Set up your investment property tax strategy

Having the right investment property tax strategy set up early doesn’t just help you save money. More importantly, it can help you avoid a lot of pain down the track.

Remember, there are different types of investment property tax benefits, so it’s essential to know how each works for your financial situation. It’s a good idea to seek professional advice from a tax accountant, depreciation specialist as well as your property manager.

Many people only think about their tax bills once a year. Being tax-smart means you should be reviewing your tax strategy continuously according to your goals and financial circumstances, just like your investment strategy.

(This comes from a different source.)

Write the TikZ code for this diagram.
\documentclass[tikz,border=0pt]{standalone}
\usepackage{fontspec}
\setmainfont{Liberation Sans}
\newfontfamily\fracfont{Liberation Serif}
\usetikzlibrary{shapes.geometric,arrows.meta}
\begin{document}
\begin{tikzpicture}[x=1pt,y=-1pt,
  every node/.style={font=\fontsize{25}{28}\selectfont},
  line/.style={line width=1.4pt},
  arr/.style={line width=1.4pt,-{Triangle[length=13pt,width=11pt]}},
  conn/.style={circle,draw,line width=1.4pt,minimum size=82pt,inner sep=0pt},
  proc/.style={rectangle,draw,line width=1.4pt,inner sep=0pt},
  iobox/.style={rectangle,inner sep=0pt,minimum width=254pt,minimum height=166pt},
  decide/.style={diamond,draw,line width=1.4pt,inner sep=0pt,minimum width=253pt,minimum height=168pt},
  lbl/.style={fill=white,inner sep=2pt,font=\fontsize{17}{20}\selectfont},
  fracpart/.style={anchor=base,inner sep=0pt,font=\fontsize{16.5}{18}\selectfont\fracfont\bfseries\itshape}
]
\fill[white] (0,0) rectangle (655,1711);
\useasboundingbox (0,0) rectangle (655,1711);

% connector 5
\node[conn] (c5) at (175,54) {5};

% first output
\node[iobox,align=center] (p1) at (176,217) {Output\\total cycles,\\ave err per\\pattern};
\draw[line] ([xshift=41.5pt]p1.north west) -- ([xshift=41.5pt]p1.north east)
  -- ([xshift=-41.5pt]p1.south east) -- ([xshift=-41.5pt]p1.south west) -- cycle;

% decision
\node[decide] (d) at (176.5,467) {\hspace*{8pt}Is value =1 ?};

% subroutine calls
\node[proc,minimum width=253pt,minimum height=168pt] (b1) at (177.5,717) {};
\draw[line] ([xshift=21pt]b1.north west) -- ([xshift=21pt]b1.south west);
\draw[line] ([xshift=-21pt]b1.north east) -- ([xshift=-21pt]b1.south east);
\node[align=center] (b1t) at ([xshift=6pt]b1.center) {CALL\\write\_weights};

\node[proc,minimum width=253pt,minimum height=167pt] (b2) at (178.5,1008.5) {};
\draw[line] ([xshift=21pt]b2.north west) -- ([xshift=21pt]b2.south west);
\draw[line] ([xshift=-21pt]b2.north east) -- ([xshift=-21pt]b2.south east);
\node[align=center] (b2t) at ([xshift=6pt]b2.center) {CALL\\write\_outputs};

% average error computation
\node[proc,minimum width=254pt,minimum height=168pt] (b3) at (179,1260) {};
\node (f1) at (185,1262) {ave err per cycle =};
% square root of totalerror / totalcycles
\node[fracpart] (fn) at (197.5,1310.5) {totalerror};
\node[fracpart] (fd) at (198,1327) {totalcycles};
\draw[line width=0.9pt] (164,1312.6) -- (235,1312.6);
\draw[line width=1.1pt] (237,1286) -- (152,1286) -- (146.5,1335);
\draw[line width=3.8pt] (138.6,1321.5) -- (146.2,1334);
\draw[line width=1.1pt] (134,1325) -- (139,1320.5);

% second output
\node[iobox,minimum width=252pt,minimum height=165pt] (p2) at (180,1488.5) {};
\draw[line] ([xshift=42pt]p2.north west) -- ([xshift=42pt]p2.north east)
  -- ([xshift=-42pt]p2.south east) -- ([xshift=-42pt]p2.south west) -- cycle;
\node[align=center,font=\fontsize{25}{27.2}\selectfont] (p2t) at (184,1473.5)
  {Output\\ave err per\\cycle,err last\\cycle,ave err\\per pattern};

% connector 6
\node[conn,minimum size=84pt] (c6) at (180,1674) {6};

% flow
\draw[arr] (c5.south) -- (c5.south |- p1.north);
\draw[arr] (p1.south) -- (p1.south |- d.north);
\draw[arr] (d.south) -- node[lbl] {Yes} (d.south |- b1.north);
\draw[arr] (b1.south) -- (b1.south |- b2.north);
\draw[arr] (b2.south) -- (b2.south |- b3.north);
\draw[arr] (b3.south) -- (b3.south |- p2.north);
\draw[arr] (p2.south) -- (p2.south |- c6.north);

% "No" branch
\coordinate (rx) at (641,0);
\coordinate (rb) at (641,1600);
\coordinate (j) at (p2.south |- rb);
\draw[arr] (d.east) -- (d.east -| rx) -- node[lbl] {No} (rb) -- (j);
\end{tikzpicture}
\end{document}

Please note that the information on this page is general information only and should not be taken as constituting professional or financial advice. Futurerent is not a financial adviser. You should consider seeking independent legal, financial, taxation or other advice to check how the information on this page relates to your unique circumstances. Futurerent is not liable for any loss caused, whether due to negligence or otherwise arising from the use of, or reliance on, the information provided directly or indirectly, by use of this website.